**WHAT NEEDS TO BE DONE:** Copy the data that follows, character for character, minus the pictures.
>> START DATA SHOWN
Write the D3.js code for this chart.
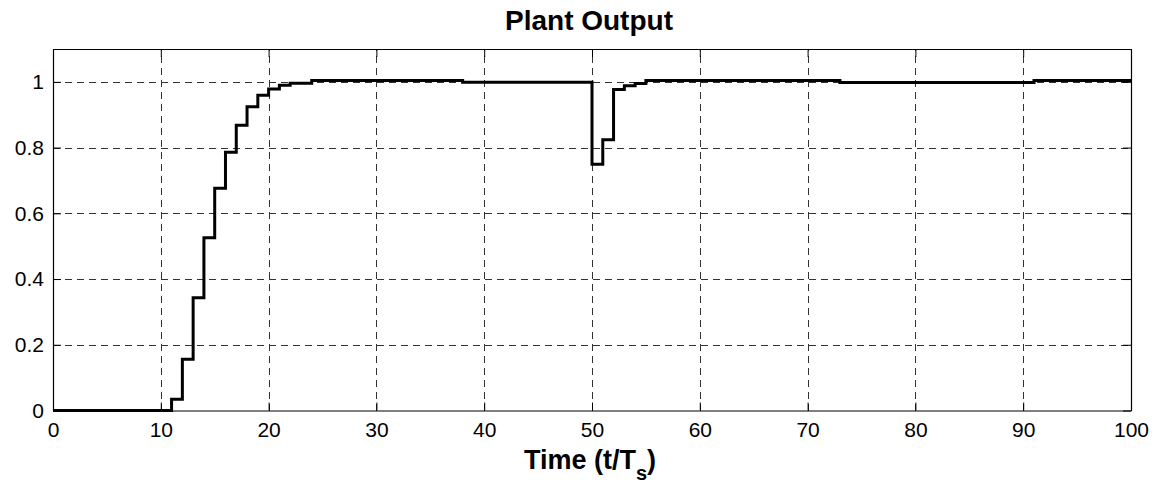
<!DOCTYPE html>
<html>
<head>
<meta charset="utf-8">
<script src="https://cdn.jsdelivr.net/npm/d3@7"></script>
<style>
  html, body { margin: 0; padding: 0; background: #fff; }
  svg { display: block; font-family: "Liberation Sans", Arial, sans-serif; }
</style>
</head>
<body>
<svg id="chart" width="1155" height="487"></svg>
<script>
// Data (zero-order-hold plant output)
const stepTimes  = [0, 11, 12, 13, 14, 15, 16, 17, 18, 19, 20, 21, 22, 24, 38, 50, 51, 52, 53, 54, 55, 73, 91, 100];
const stepValues = [0, 0.034, 0.156, 0.343, 0.526, 0.676, 0.786, 0.868, 0.924, 0.959, 0.978, 0.990, 0.996, 1.004, 0.999, 0.749, 0.824, 0.977, 0.988, 0.995, 1.004, 0.998, 1.004, 1.004];
const xTicks = [0, 10, 20, 30, 40, 50, 60, 70, 80, 90, 100];
const yTicks = [0, 0.2, 0.4, 0.6, 0.8, 1];
const yTickLabels = ["0", "0.2", "0.4", "0.6", "0.8", "1"];
const titleText = "Plant Output";

const svg = d3.select("#chart");
const L = 53, R = 1131, T = 49, B = 410.5;

const x = d3.scaleLinear().domain([0, 100]).range([L, R]);
const y = d3.scaleLinear().domain([0, 1.1]).range([B, T]);

const tickLen = 8;

// grid
const grid = svg.append("g").attr("stroke", "#333").attr("stroke-width", 1)
  .attr("stroke-dasharray", "7,5").attr("shape-rendering", "crispEdges");
grid.selectAll(".vx").data(xTicks.filter(d => d > 0 && d < 100)).join("line")
  .attr("x1", d => Math.round(x(d)) + 0.5).attr("x2", d => Math.round(x(d)) + 0.5)
  .attr("y1", B).attr("y2", T);
grid.selectAll(".hy").data(yTicks.filter(d => d > 0)).join("line")
  .attr("x1", L).attr("x2", R)
  .attr("y1", d => Math.round(y(d)) + 0.5).attr("y2", d => Math.round(y(d)) + 0.5);

// axes (inward ticks, MATLAB-like box)
const xAxisB = d3.axisBottom(x).tickValues(xTicks).tickSizeInner(-tickLen).tickSizeOuter(0).tickPadding(12).tickFormat(d3.format("d"));
const xAxisT = d3.axisTop(x).tickValues(xTicks).tickSizeInner(-tickLen).tickSizeOuter(0).tickFormat("");
const yAxisL = d3.axisLeft(y).tickValues(yTicks).tickSizeInner(-tickLen).tickSizeOuter(0).tickPadding(9).tickFormat((d, i) => yTickLabels[i]);
const yAxisR = d3.axisRight(y).tickValues(yTicks).tickSizeInner(-tickLen).tickSizeOuter(0).tickFormat("");

function style(g) {
  g.selectAll("path").attr("stroke", "#000").attr("stroke-width", 1.2);
  g.selectAll("line").attr("stroke", "#000").attr("stroke-width", 1);
  g.selectAll("text").attr("fill", "#000").attr("font-size", 21)
    .attr("font-family", "'Liberation Sans', Arial, sans-serif");
}
svg.append("g").attr("transform", `translate(0,${B})`).call(xAxisB).call(style);
svg.append("g").attr("transform", `translate(0,${T})`).call(xAxisT).call(style);
svg.append("g").attr("transform", `translate(${L},0)`).call(yAxisL).call(style);
svg.append("g").attr("transform", `translate(${R},0)`).call(yAxisR).call(style);

// data line
const pts = stepTimes.map((t, i) => [t, stepValues[i]]);
const line = d3.line().x(d => x(d[0])).y(d => y(d[1])).curve(d3.curveStepAfter);
svg.append("path").datum(pts).attr("d", line)
  .attr("fill", "none").attr("stroke", "#000").attr("stroke-width", 3)
  .attr("stroke-linejoin", "miter");

// title
svg.append("text").attr("x", (L + R) / 2 - 3).attr("y", 30)
  .attr("text-anchor", "middle").attr("font-weight", "bold").attr("font-size", 28)
  .text(titleText);

// x label with subscript
const xl = svg.append("text").attr("x", (L + R) / 2 - 2).attr("y", 469)
  .attr("text-anchor", "middle").attr("font-weight", "bold").attr("font-size", 27);
xl.append("tspan").text("Time (t/T");
xl.append("tspan").attr("dy", 11).attr("font-size", 20).text("s");
xl.append("tspan").attr("dy", -11).text(")");
</script>
</body>
</html>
>> END DATA SHOWN
**WRITTEN RESPONSE:**
Write the D3.js code for this chart.
<!DOCTYPE html>
<html>
<head>
<meta charset="utf-8">
<script src="https://cdn.jsdelivr.net/npm/d3@7"></script>
<style>
  html, body { margin: 0; padding: 0; background: #fff; }
  svg { display: block; font-family: "Liberation Sans", Arial, sans-serif; }
</style>
</head>
<body>
<svg id="chart" width="1155" height="487"></svg>
<script>
// Data (zero-order-hold plant output)
const stepTimes  = [0, 11, 12, 13, 14, 15, 16, 17, 18, 19, 20, 21, 22, 24, 38, 50, 51, 52, 53, 54, 55, 73, 91, 100];
const stepValues = [0, 0.034, 0.156, 0.343, 0.526, 0.676, 0.786, 0.868, 0.924, 0.959, 0.978, 0.990, 0.996, 1.004, 0.999, 0.749, 0.824, 0.977, 0.988, 0.995, 1.004, 0.998, 1.004, 1.004];
const xTicks = [0, 10, 20, 30, 40, 50, 60, 70, 80, 90, 100];
const yTicks = [0, 0.2, 0.4, 0.6, 0.8, 1];
const yTickLabels = ["0", "0.2", "0.4", "0.6", "0.8", "1"];
const titleText = "Plant Output";

const svg = d3.select("#chart");
const L = 53, R = 1131, T = 49, B = 410.5;

const x = d3.scaleLinear().domain([0, 100]).range([L, R]);
const y = d3.scaleLinear().domain([0, 1.1]).range([B, T]);

const tickLen = 8;

// grid
const grid = svg.append("g").attr("stroke", "#333").attr("stroke-width", 1)
  .attr("stroke-dasharray", "7,5").attr("shape-rendering", "crispEdges");
grid.selectAll(".vx").data(xTicks.filter(d => d > 0 && d < 100)).join("line")
  .attr("x1", d => Math.round(x(d)) + 0.5).attr("x2", d => Math.round(x(d)) + 0.5)
  .attr("y1", B).attr("y2", T);
grid.selectAll(".hy").data(yTicks.filter(d => d > 0)).join("line")
  .attr("x1", L).attr("x2", R)
  .attr("y1", d => Math.round(y(d)) + 0.5).attr("y2", d => Math.round(y(d)) + 0.5);

// axes (inward ticks, MATLAB-like box)
const xAxisB = d3.axisBottom(x).tickValues(xTicks).tickSizeInner(-tickLen).tickSizeOuter(0).tickPadding(12).tickFormat(d3.format("d"));
const xAxisT = d3.axisTop(x).tickValues(xTicks).tickSizeInner(-tickLen).tickSizeOuter(0).tickFormat("");
const yAxisL = d3.axisLeft(y).tickValues(yTicks).tickSizeInner(-tickLen).tickSizeOuter(0).tickPadding(9).tickFormat((d, i) => yTickLabels[i]);
const yAxisR = d3.axisRight(y).tickValues(yTicks).tickSizeInner(-tickLen).tickSizeOuter(0).tickFormat("");

function style(g) {
  g.selectAll("path").attr("stroke", "#000").attr("stroke-width", 1.2);
  g.selectAll("line").attr("stroke", "#000").attr("stroke-width", 1);
  g.selectAll("text").attr("fill", "#000").attr("font-size", 21)
    .attr("font-family", "'Liberation Sans', Arial, sans-serif");
}
svg.append("g").attr("transform", `translate(0,${B})`).call(xAxisB).call(style);
svg.append("g").attr("transform", `translate(0,${T})`).call(xAxisT).call(style);
svg.append("g").attr("transform", `translate(${L},0)`).call(yAxisL).call(style);
svg.append("g").attr("transform", `translate(${R},0)`).call(yAxisR).call(style);

// data line
const pts = stepTimes.map((t, i) => [t, stepValues[i]]);
const line = d3.line().x(d => x(d[0])).y(d => y(d[1])).curve(d3.curveStepAfter);
svg.append("path").datum(pts).attr("d", line)
  .attr("fill", "none").attr("stroke", "#000").attr("stroke-width", 3)
  .attr("stroke-linejoin", "miter");

// title
svg.append("text").attr("x", (L + R) / 2 - 3).attr("y", 30)
  .attr("text-anchor", "middle").attr("font-weight", "bold").attr("font-size", 28)
  .text(titleText);

// x label with subscript
const xl = svg.append("text").attr("x", (L + R) / 2 - 2).attr("y", 469)
  .attr("text-anchor", "middle").attr("font-weight", "bold").attr("font-size", 27);
xl.append("tspan").text("Time (t/T");
xl.append("tspan").attr("dy", 11).attr("font-size", 20).text("s");
xl.append("tspan").attr("dy", -11).text(")");
</script>
</body>
</html>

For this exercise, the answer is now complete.